### Listed entries
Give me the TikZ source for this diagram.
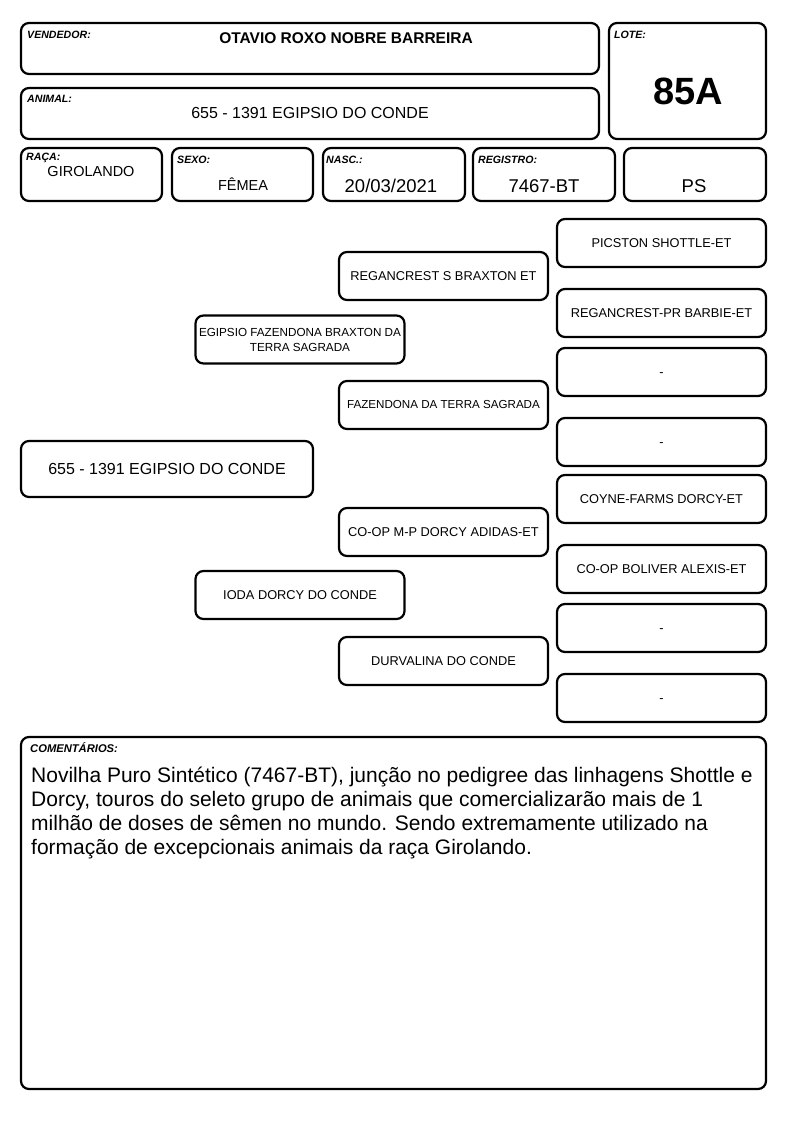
* * *
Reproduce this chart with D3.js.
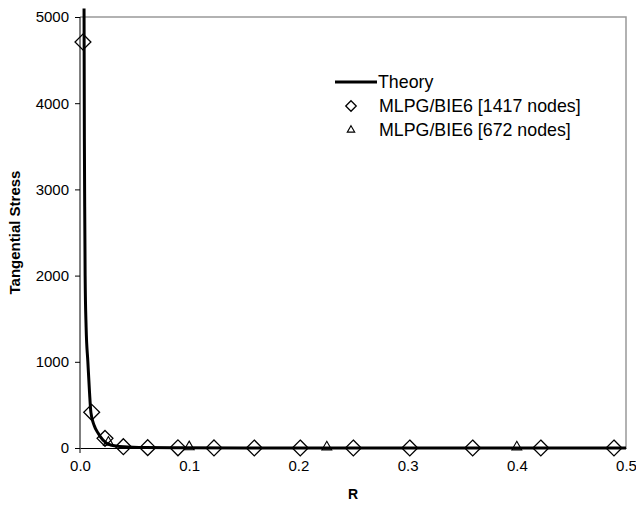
* * *
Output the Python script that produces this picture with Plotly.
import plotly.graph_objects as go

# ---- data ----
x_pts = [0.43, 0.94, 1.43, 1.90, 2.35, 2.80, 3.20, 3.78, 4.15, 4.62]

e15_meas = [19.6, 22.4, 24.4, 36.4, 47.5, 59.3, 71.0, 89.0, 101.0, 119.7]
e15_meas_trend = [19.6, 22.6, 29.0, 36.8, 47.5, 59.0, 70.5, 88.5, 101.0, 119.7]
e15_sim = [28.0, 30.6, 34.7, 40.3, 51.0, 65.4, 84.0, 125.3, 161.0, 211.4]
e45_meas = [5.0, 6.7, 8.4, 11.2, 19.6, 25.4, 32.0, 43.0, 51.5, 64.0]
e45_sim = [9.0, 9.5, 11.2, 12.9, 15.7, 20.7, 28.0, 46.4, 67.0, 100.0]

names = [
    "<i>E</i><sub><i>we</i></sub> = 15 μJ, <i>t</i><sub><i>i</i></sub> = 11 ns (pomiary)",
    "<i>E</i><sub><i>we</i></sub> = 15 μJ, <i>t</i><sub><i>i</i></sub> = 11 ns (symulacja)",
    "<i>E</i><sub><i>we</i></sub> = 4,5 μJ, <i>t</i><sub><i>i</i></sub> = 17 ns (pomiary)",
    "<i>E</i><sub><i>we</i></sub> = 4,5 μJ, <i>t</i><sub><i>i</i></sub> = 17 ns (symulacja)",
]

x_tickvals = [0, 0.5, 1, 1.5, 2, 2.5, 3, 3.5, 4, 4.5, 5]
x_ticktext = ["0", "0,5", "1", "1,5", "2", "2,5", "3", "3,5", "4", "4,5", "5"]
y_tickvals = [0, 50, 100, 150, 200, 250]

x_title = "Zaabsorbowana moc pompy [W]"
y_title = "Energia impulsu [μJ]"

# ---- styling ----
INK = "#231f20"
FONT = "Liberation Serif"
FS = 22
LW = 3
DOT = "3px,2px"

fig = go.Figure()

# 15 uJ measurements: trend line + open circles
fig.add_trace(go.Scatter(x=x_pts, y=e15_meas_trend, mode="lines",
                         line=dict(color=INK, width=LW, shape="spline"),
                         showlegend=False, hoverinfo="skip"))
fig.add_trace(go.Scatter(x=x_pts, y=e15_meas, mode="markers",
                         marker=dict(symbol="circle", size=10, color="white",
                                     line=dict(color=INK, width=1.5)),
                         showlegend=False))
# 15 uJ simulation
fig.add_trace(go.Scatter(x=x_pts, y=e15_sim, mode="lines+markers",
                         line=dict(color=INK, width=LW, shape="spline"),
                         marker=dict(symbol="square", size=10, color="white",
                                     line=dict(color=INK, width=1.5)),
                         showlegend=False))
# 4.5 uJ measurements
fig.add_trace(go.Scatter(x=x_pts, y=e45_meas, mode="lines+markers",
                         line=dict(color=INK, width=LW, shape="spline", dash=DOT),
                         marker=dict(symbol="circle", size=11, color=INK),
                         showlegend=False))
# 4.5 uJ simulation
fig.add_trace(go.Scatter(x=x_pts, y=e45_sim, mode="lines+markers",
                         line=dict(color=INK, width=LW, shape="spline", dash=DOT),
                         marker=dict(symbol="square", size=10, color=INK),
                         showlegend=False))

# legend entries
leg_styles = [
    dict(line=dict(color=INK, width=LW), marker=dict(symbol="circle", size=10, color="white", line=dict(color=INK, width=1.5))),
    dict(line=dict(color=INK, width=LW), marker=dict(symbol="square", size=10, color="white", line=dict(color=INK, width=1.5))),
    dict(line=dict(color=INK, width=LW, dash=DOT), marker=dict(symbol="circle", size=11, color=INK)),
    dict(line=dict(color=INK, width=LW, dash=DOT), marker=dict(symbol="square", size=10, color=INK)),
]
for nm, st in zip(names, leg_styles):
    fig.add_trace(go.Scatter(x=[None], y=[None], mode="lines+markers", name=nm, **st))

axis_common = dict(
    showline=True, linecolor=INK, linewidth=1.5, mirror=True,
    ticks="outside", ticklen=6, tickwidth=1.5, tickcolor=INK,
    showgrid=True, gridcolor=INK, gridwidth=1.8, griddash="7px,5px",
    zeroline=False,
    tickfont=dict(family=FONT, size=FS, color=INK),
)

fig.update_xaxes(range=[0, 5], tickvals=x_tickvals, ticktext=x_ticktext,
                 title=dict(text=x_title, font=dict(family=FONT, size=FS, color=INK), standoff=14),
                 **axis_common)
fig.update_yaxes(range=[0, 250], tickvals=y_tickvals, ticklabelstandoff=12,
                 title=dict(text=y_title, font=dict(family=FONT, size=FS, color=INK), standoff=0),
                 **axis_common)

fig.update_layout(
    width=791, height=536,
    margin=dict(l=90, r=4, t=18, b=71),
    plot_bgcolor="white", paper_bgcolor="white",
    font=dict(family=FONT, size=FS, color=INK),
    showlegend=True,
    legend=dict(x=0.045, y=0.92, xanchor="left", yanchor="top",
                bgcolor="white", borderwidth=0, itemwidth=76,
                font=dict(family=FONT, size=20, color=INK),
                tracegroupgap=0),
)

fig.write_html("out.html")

### Exercise
Exactly and only the lines from the line with "Output the Python" to the line with "3.78, 4.15, 4.62]", both included, are to be printed.

### Task answer
Output the Python script that produces this picture with Plotly.
import plotly.graph_objects as go

# ---- data ----
x_pts = [0.43, 0.94, 1.43, 1.90, 2.35, 2.80, 3.20, 3.78, 4.15, 4.62]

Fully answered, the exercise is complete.